Enfin ‒ et c’est probablement le plus dérangeant ‒ Burroughs se laisse aller ici à la description de certains fantasmes qui s’apparentent à des actes pédocriminels. En effet, alors qu’il voyage aux côtés d’Allerton, Lee confie à plusieurs reprises éprouver du « désir » pour des « gamins » qui, selon les cas, ont entre 12 et 15 ans. Dans un passage, le personnage va même jusqu’à imaginer une scène d’attouchements, décrite sans aucune remise en question de sa part.

Or malheureusement, ce cas de figure est loin d’être isolé. Sous prétexte de libérer les mœurs et de rompre avec la bien-pensance bourgeoise, plusieurs écrivains de la littérature d’avant-garde défendaient ces penchants pédophiles. C’est ainsi qu’Allen Ginsberg, un autre écrivain de la Beat Generation, s’était positionné publiquement en faveur de la dépénalisation des relations sexuelles entre mineurs et majeurs, au nom de la liberté d’expression. Et si à l’époque, quelques voix s’élèvent pour dénoncer ce genre des discours, les institutions littéraires, quant à elles, se montrent beaucoup plus complaisantes.

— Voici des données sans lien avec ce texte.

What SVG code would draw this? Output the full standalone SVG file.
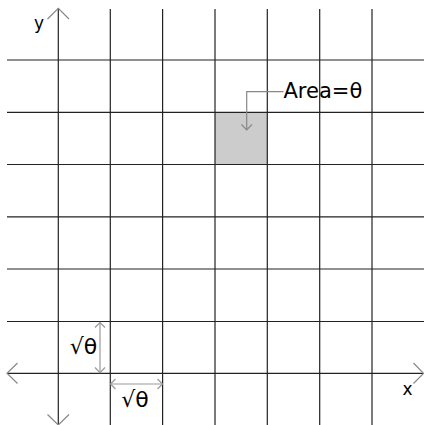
<svg xmlns="http://www.w3.org/2000/svg" width="424" height="425" viewBox="0 0 424 425">
<style>
.grid{stroke:#222;stroke-width:1.2;fill:none}
.head{stroke:#888;stroke-width:1.2;fill:none}
.dim{stroke:#999;stroke-width:1.2;fill:none}
.lbl{font-family:"DejaVu Sans",Verdana,sans-serif;fill:#000}
.sq{font-family:"DejaVu Sans",Verdana,sans-serif;fill:#000;font-size:22px;text-anchor:middle}
</style>
<rect width="424" height="425" fill="#fff"/>
<g id="shaded-cell"><rect x="215" y="112.4" width="52.3" height="52.2" fill="#cccccc"/></g>
<g id="connectors">
<g class="grid">
<line x1="58.3" y1="8" x2="58.3" y2="425"/>
<line x1="110.3" y1="9" x2="110.3" y2="425"/>
<line x1="162.6" y1="9" x2="162.6" y2="425"/>
<line x1="215" y1="9" x2="215" y2="425"/>
<line x1="267.3" y1="9" x2="267.3" y2="425"/>
<line x1="319.7" y1="9" x2="319.7" y2="425"/>
<line x1="372" y1="9" x2="372" y2="425"/>
<line x1="7" y1="60" x2="424" y2="60"/>
<line x1="7" y1="112.3" x2="424" y2="112.3"/>
<line x1="7" y1="164.5" x2="424" y2="164.5"/>
<line x1="7" y1="216.8" x2="424" y2="216.8"/>
<line x1="7" y1="269" x2="424" y2="269"/>
<line x1="7" y1="321.5" x2="424" y2="321.5"/>
<line x1="7" y1="373.3" x2="423" y2="373.3"/>
</g>
<g class="head">
<polyline points="47.5,19 58.3,8.3 69,19"/>
<polyline points="47.5,414.5 58.3,425 69,414.5"/>
<polyline points="17.5,363 7,373.3 17.5,383.5"/>
<polyline points="413.5,363 423.5,373.3 413.5,383.5"/>
</g>
<polyline class="head" points="283.5,91.7 246.7,91.7 246.7,130"/>
<polyline class="head" points="241.5,124.5 246.7,130 252,124.5"/>
<g class="dim">
<line x1="100" y1="322.5" x2="100" y2="372.7"/>
<polyline points="95,327.5 100,322.5 105,327.5"/>
<polyline points="95,367.5 100,372.7 105,367.5"/>
<line x1="110.5" y1="384" x2="162.5" y2="384"/>
<polyline points="115.5,379 110.5,384 115.5,389"/>
<polyline points="157.5,379 162.5,384 157.5,389"/>
</g>
</g>
<g id="label-y"><text class="lbl" x="39" y="29" font-size="17" text-anchor="middle">y</text></g>
<g id="label-x"><text class="lbl" x="407.5" y="395" font-size="17" text-anchor="middle">x</text></g>
<g id="label-area"><text class="lbl" x="283.5" y="98" font-size="21">Area=θ</text></g>
<g id="label-side-v"><text class="sq" x="83.5" y="354">√θ</text></g>
<g id="label-side-h"><text class="sq" x="135" y="406.5">√θ</text></g>
</svg>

Aujourd’hui encore, William Burroughs continue d’ailleurs d’être auréolé de cette aura de génie que lui conférait la critique de son vivant. Sa consommation excessive de drogues, de même que le meurtre de sa femme, semblent avoir contribué à alimenter cette légende d’artiste torturé et provocateur, en rupture totale avec la société. Mais l’art n’autorise pas toutes les licences, et si l’on peut admettre que certaines œuvres « vieillissent mal » ou soient le reflet de mentalités aujourd’hui dépassées, celle-ci pousse le curseur beaucoup trop loin.